If the world were just and fair, we would pay school teachers more than CEOs or doctors or lawyers or ministers. Teachers make all of those other careers possible. Since it has become obvious we are not going to pay them justly for the important work they do, we had better find some other ways to honor them.
Maybe we should never call them by their first names. They deserve the honor of Ms., Mr., or Dr.
Maybe we should designate reserved parking spaces for them at churches and shopping centers.
Maybe we should stay in touch with them after we graduate and let them know how they have shaped us.
Maybe we should pay them much more even if we can’t pay them what they’re worth.

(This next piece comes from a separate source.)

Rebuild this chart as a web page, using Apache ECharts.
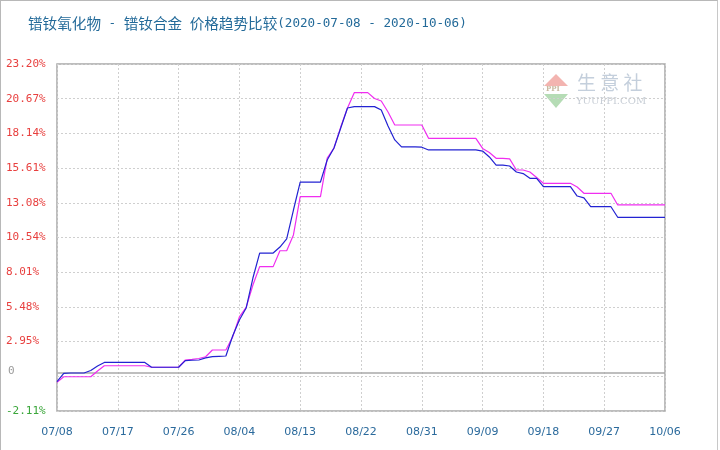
<!DOCTYPE html>
<html>
<head>
<meta charset="utf-8">
<script src="https://cdn.jsdelivr.net/npm/echarts@6/dist/echarts.min.js"></script>
<style>
html,body{margin:0;padding:0;background:#fff;}
#c{position:absolute;left:0;top:0;width:716px;height:449px;border-left:1px solid #b8b8b8;border-top:1px solid #b8b8b8;border-right:1px solid #c8c8c8;}
</style>
</head>
<body>
<div id="c"></div>
<script>
var titleParts = ['镨钕氧化物', ' - ', '镨钕合金', ' ', '价格趋势比较', '(2020-07-08 - 2020-10-06)'];
var dates = [
'07/08','07/09','07/10','07/11','07/12','07/13','07/14','07/15','07/16','07/17','07/18','07/19','07/20','07/21','07/22','07/23','07/24','07/25','07/26','07/27','07/28','07/29','07/30','07/31',
'08/01','08/02','08/03','08/04','08/05','08/06','08/07','08/08','08/09','08/10','08/11','08/12','08/13','08/14','08/15','08/16','08/17','08/18','08/19','08/20','08/21','08/22','08/23','08/24','08/25','08/26','08/27','08/28','08/29','08/30','08/31',
'09/01','09/02','09/03','09/04','09/05','09/06','09/07','09/08','09/09','09/10','09/11','09/12','09/13','09/14','09/15','09/16','09/17','09/18','09/19','09/20','09/21','09/22','09/23','09/24','09/25','09/26','09/27','09/28','09/29','09/30',
'10/01','10/02','10/03','10/04','10/05','10/06'];
var oxideName = '镨钕氧化物';
var oxide = [0.03,0.64,0.66,0.66,0.66,0.84,1.17,1.43,1.43,1.43,1.43,1.43,1.43,1.43,1.08,1.08,1.08,1.08,1.08,1.56,1.59,1.61,1.76,1.85,1.88,1.90,3.36,4.53,5.40,7.59,9.41,9.41,9.41,9.85,10.44,12.55,14.59,14.59,14.59,14.59,16.20,17.07,18.53,19.99,20.09,20.09,20.09,20.09,19.84,18.68,17.66,17.15,17.15,17.15,17.13,16.93,16.93,16.93,16.93,16.93,16.93,16.93,16.93,16.85,16.42,15.83,15.83,15.76,15.32,15.21,14.86,14.86,14.25,14.25,14.25,14.25,14.25,13.57,13.43,12.79,12.79,12.79,12.79,12.02,12.02,12.02,12.02,12.02,12.02,12.02,12.02];
var alloyName = '镨钕合金';
var alloy = [-0.02,0.39,0.39,0.39,0.39,0.39,0.81,1.19,1.19,1.19,1.19,1.19,1.19,1.19,1.08,1.08,1.08,1.08,1.08,1.61,1.65,1.72,1.85,2.34,2.34,2.34,3.29,4.75,5.45,7.08,8.42,8.42,8.42,9.58,9.58,10.73,13.52,13.52,13.52,13.52,16.34,17.07,18.60,19.99,21.11,21.11,21.11,20.68,20.50,19.70,18.75,18.75,18.75,18.75,18.75,17.78,17.78,17.78,17.78,17.78,17.78,17.78,17.78,17.04,16.74,16.32,16.32,16.28,15.47,15.47,15.32,14.92,14.50,14.50,14.50,14.50,14.50,14.23,13.77,13.77,13.77,13.77,13.77,12.92,12.92,12.92,12.92,12.92,12.92,12.92,12.92];
var yTickLabels = ['-2.11%','0','2.95%','5.48%','8.01%','10.54%','13.08%','15.61%','18.14%','20.67%','23.20%'];
var yMin = -2.11, yMax = 23.20, yStep = 2.531;
var baseLine = 0.66;

var chart = echarts.init(document.getElementById('c'), null, {renderer:'canvas'});
var tickIndex = function(v){ return Math.round((v - yMin) / yStep); };
var titleRich = titleParts.map(function(p, i){ return '{' + (i % 2 === 0 && i < 5 ? 'a' : 'm') + '|' + p + '}'; }).join('');
chart.setOption({
  animation: false,
  backgroundColor: '#fff',
  title: {
    text: titleRich, left: 22, top: 10,
    textStyle: {
      color: '#236a99', fontSize: 14, fontWeight: 'normal',
      rich: {
        a: {color: '#236a99', fontSize: 14.6, fontFamily: 'Noto Sans CJK SC'},
        m: {color: '#236a99', fontSize: 12.6, fontFamily: 'DejaVu Sans Mono'}
      }
    }
  },
  grid: {left: 56, right: 52, top: 63, bottom: 39, show: true, borderColor: '#a8a8a8', borderWidth: 1.5, backgroundColor: 'transparent'},
  xAxis: {
    type: 'category', data: dates, boundaryGap: false,
    axisLine: {show: false}, axisTick: {show: false},
    axisLabel: {interval: 8, color: '#2b6a9c', fontSize: 11, fontFamily: 'DejaVu Sans', margin: 16, showMaxLabel: true},
    splitLine: {show: true, interval: 8, lineStyle: {color: '#cfcfcf', type: [2, 2], width: 1}}
  },
  yAxis: {
    type: 'value', min: yMin, max: yMax, interval: yStep,
    axisLine: {show: false}, axisTick: {show: false},
    splitLine: {show: true, lineStyle: {color: '#cfcfcf', type: [2, 2], width: 1}},
    axisLabel: {
      align: 'left', margin: 51, fontSize: 11, fontFamily: 'DejaVu Sans Mono',
      formatter: function(v){ var i = tickIndex(v); var s = yTickLabels[i]; return s === '0' ? '{z|0}' : s; },
      color: function(v){ var i = tickIndex(v); return i === 0 ? '#3aa63a' : '#e8403f'; },
      rich: {z: {color: '#9a9a9a', fontSize: 11, fontFamily: 'DejaVu Sans Mono', padding: [0, 0, 10, 2]}}
    }
  },
  graphic: [
    {type: 'polygon', shape: {points: [[555, 73], [567, 85], [543, 85]]}, style: {fill: '#f3b4b0'}, silent: true},
    {type: 'text', left: 545, top: 85, style: {text: 'PPI', fill: '#c9b9a0', font: 'bold 7px DejaVu Serif'}, silent: true},
    {type: 'polygon', shape: {points: [[543, 93], [567, 93], [555, 107]]}, style: {fill: '#b5dcb5'}, silent: true},
    {type: 'text', left: 576, top: 72, style: {text: '生 意 社', fill: '#c4cfdc', font: '19px "Noto Sans CJK SC"'}, silent: true},
    {type: 'text', left: 575, top: 95, style: {text: 'YUUPPI.COM', fill: '#c8ced6', font: '10px "DejaVu Serif"'}, silent: true}
  ],
  series: [
    {name: alloyName, type: 'line', data: alloy, symbol: 'none', lineStyle: {color: '#f02ef0', width: 1.2}, itemStyle: {color: '#f02ef0'}, z: 3},
    {name: oxideName, type: 'line', data: oxide, symbol: 'none', lineStyle: {color: '#2323d2', width: 1.2}, itemStyle: {color: '#2323d2'}, z: 4,
     markLine: {silent: true, symbol: 'none', label: {show: false}, lineStyle: {color: '#a8a8a8', type: 'solid', width: 1.5}, data: [{yAxis: baseLine}], z: 2}}
  ]
});
</script>
</body>
</html>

Maybe we should find more and more ways to honor these critical people, especially those in public schools where it can be especially difficult, who are shaping the lives that will shape our future.
Teachers, you can pray with the writer of Deuteronomy:
May my teaching drop like the rain,
my speech condense like the dew;
like gentle rain on grass,
like showers on new growth (Deut. 32:2).
And let the life you live before your students express in deeds, if not words, that you desire to proclaim the truth of God as revealed in Christ — that your students are loved and valued in a world that is sometimes loveless and demeaning.
Our teachers, please rest for the summer and then return to your great places of service in the fall. Our children need you; our nation needs you; we all need you.